— start of SUPPLIED MATERIAL —

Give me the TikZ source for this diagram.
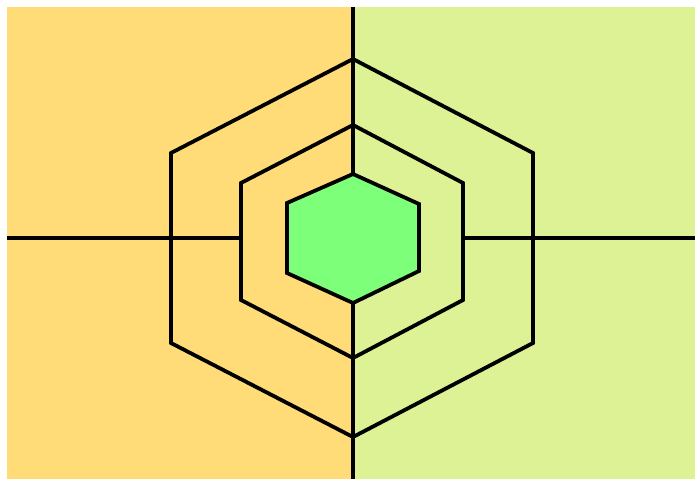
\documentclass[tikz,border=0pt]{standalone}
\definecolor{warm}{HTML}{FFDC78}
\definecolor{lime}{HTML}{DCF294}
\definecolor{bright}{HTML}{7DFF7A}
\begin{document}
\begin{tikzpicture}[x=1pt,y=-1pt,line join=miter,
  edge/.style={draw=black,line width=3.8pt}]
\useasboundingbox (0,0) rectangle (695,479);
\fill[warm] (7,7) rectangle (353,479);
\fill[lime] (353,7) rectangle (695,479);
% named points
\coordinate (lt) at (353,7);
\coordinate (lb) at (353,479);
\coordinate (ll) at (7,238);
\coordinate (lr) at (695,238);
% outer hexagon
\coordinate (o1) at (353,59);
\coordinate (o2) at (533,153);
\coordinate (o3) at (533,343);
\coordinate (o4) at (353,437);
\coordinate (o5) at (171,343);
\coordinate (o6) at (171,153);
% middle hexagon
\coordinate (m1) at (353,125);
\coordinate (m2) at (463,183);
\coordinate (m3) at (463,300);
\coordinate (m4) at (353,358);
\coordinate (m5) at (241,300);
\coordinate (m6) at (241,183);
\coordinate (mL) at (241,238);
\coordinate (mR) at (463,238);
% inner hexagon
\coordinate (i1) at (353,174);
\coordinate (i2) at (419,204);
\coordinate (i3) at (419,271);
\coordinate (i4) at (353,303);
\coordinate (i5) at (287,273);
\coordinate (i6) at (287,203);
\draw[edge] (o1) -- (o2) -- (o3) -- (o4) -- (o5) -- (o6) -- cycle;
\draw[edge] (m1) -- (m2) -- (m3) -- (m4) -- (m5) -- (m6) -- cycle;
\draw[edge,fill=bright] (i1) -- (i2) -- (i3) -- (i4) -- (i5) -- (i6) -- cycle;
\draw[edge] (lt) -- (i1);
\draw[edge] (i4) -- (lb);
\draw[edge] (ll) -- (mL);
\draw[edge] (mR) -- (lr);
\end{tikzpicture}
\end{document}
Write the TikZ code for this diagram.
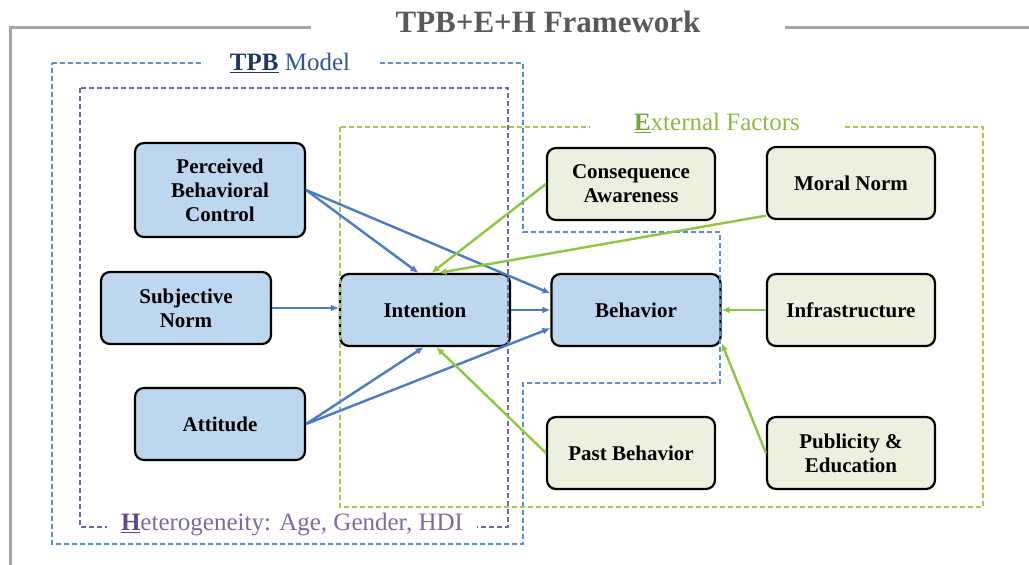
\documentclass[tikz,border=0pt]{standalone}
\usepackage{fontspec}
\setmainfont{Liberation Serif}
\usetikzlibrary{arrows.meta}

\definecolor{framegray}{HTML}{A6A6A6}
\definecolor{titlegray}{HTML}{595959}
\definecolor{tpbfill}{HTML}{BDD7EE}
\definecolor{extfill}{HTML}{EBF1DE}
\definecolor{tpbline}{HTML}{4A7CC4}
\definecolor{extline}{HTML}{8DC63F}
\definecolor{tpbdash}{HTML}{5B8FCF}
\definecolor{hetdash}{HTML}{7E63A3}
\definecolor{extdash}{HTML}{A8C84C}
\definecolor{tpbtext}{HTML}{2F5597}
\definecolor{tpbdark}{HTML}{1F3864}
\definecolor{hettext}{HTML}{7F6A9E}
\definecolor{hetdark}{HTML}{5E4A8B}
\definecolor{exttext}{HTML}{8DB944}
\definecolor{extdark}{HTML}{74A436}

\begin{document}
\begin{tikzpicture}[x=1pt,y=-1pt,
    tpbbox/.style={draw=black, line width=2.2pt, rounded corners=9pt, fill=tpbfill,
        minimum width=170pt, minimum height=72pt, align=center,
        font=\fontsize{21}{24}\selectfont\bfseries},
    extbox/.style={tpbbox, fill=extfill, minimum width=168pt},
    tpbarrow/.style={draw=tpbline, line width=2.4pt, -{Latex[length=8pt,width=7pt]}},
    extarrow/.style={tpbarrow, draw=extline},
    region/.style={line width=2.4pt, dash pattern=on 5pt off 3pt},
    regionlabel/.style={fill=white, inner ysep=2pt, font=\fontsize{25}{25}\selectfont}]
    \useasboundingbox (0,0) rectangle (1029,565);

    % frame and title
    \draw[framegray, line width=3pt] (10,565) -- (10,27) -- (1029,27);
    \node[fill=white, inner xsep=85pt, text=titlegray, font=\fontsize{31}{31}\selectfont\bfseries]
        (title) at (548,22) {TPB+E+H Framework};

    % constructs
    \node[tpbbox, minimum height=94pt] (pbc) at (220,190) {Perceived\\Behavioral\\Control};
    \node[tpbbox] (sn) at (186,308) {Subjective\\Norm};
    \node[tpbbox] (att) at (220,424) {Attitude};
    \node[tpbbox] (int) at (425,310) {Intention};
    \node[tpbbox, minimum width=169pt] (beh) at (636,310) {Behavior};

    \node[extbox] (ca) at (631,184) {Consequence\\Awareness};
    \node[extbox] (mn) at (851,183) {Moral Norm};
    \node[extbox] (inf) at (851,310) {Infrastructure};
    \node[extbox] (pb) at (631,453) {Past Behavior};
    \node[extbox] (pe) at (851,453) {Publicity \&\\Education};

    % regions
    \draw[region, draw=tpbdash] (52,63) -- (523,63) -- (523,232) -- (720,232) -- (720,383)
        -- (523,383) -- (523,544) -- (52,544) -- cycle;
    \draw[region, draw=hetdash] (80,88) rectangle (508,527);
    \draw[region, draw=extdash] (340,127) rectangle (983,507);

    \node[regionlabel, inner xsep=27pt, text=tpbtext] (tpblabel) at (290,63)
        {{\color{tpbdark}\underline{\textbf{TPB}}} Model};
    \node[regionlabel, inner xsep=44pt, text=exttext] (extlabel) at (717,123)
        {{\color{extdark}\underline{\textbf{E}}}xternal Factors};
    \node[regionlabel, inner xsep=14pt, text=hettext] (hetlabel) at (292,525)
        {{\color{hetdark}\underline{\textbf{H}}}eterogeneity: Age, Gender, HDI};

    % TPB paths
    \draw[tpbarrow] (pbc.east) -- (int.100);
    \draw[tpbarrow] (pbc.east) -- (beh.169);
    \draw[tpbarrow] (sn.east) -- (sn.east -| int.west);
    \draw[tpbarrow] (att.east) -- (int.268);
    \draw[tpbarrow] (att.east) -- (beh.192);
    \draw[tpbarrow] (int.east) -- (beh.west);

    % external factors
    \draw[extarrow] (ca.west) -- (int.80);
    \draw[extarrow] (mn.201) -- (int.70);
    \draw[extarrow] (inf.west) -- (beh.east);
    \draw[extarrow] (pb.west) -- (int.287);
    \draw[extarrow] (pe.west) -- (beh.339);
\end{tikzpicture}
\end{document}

— end of SUPPLIED MATERIAL —

* **OBJECTIVE**
Find the word "diagram" and list each line it appears in.

* **CORRECT RESULT**
Give me the TikZ source for this diagram.
Write the TikZ code for this diagram.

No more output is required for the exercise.